After reading Ruby on Rails: Opportunity in a Financial Downturn, I’ve got some notes and observations.
The article and comments cover both ends of the spectrum of the argument. Does the fact that someone is developing with a particular platform matter? Is it irrelevant?
I read a lot of developer and Rails blogs and there’s a few things that always blow my mind about the short sighted-ness of the views of those blogging rails and contract work. Here’s a list of things to keep in mind when looking for propositions for work and thinking about projects in general, and especially in an economic downturn:
1.) Screw the CIO. IT departments are the last place to look for something interesting going on in a company. In most companies, IT/IS came out as a function of the accounting department. My wife is an accountant, and I tell ya, there is nothing more boring than accounting, and what could be more boring than the accidental child of an accounting department?
The real problem here is that yes, when budget cuts come around, IT/IS departments are going to have extra projects slashed. That’s why you don’t target them. You don’t have anything to sell them anyway. If budget cuts are on the way to departments, why not come up with a time cutting app to help out? It’s all about ROI and your mindset. Developers aren’t paid to write software, they’re paid to solve problems. Rails developers aren’t paid to solve problems, they’re paid to provide intelligent, well designed, well documented, business solutions that just happen to rely on a software framework that fits those mindsets.
2.) Rails and a SCM framework give you everything you need to be a rock star now, for support, and for future projects. How many times have you inherited some awful collection of perl scripts, horrible monolithic PHP app, or worse… god forbid… some sort of hydra of a monster meant for mod_cgi?

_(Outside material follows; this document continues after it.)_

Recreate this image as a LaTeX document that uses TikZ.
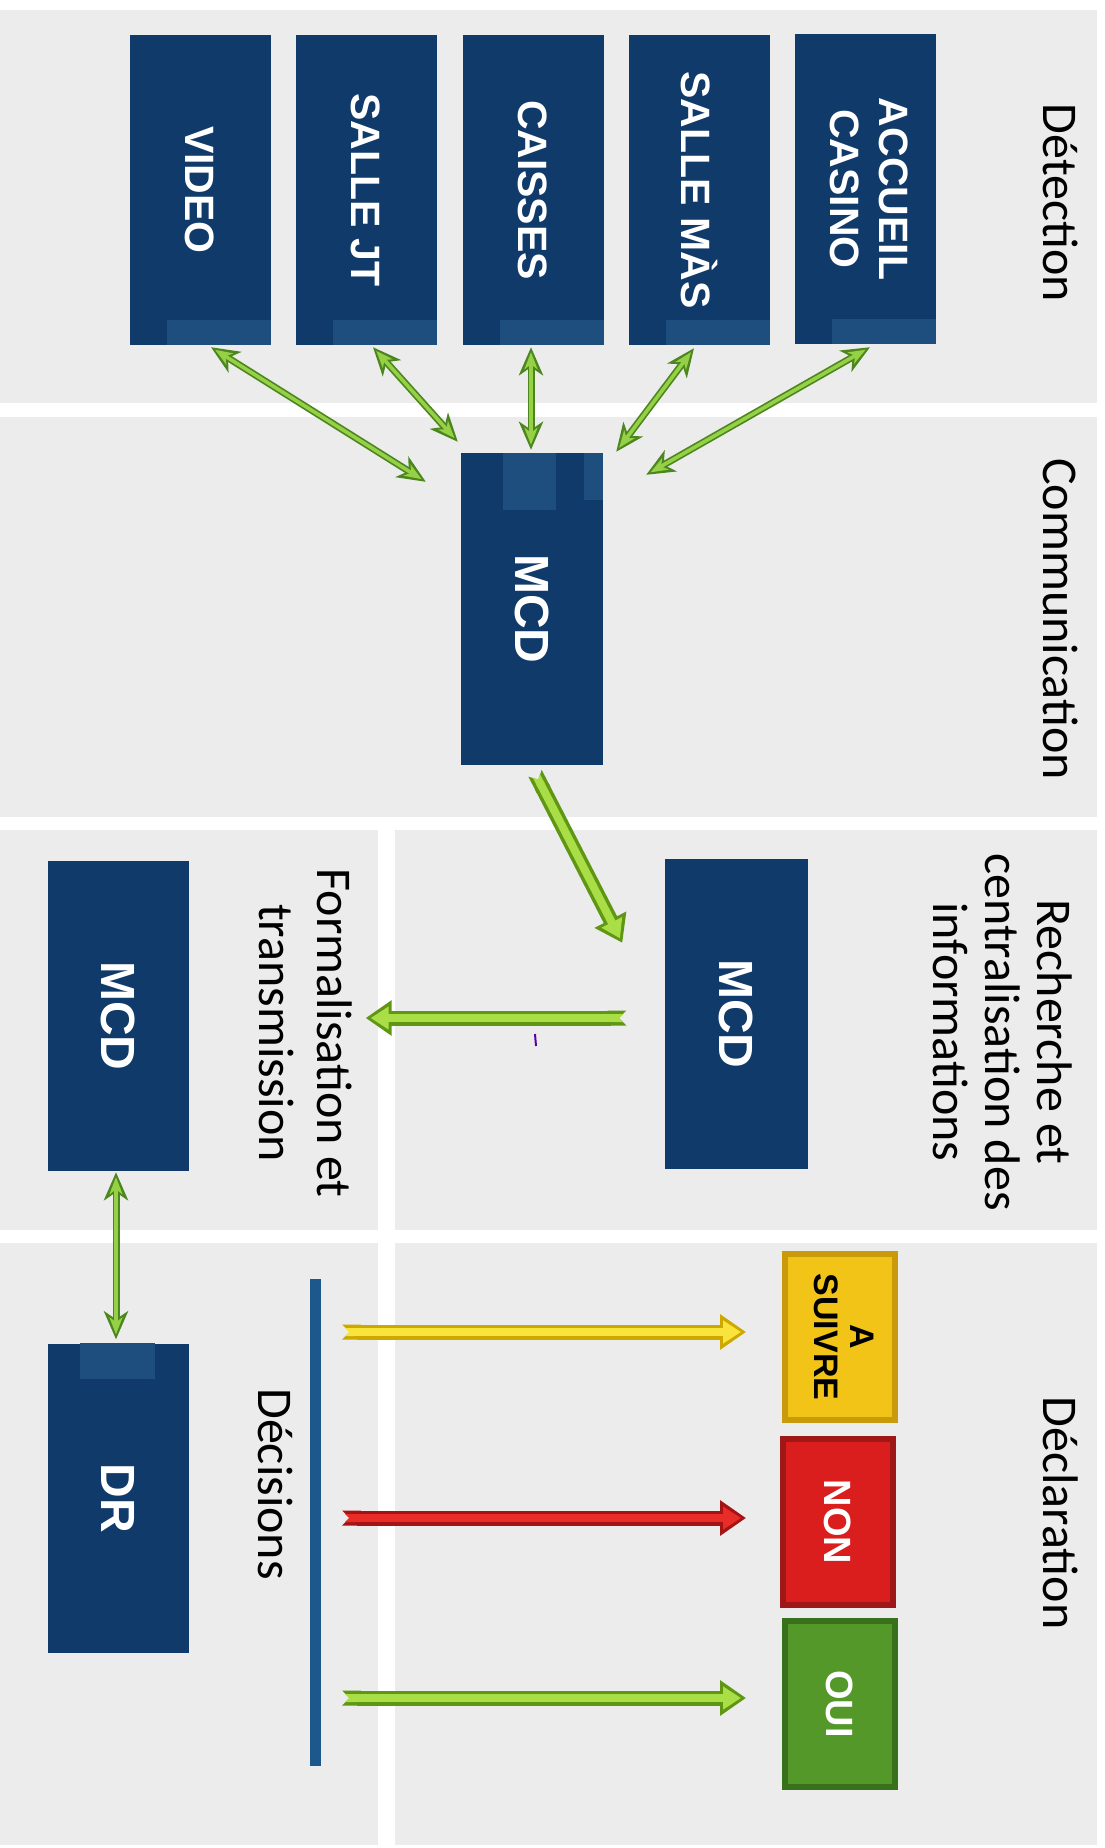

MVC + a good SCM is just the start though. Using them well is key. Moderately skilled staff should be able to read through your commit messages and understand exactly how the changes made in the base framework equal your app. No one really needs to learn Rails or Ruby via your commits, but be transparent about your processes, make sure they’re understood. It makes people feel more confident in the knowledge of the business processes, every aspect of your deployment and support is made easier, you learn something, they learn something, everyone wins.
3.) SaaS is a bogus model now. So many questions arise when someone puts their data in a cloud. You can give every assurance known to man, your platform could be 100x more secure than theirs, but it doesn’t work. It’s like being 10 and given a savings bond backed in Zimbabwe dollars for Christmas — there’s no real deliverable and there’s no guarantee that it’ll be worth jack down the road (especially without investing more). The only guarantee is that the recipient of the Zimbabwean savings bond will really hate you.
In addition SaaS scales poorly for their pocketbooks and as bad for you (if you weren’t forward thinking enough to charge exponentially for scaling). Yes, maintenance charges are included in budgets, so give someone something. Have a deliverable, even if it’s a burned DVD. Make sure you followed guideline #2 and it’s well documented. Giving someone something tangible for their money is a really good thing. If I gave you the option of paying $10 for a CD or $10 to stream the same files from a site, what would you decide?
Just some thoughts. Remember who your best customers are, and what they need, not what Web 2.0 promises.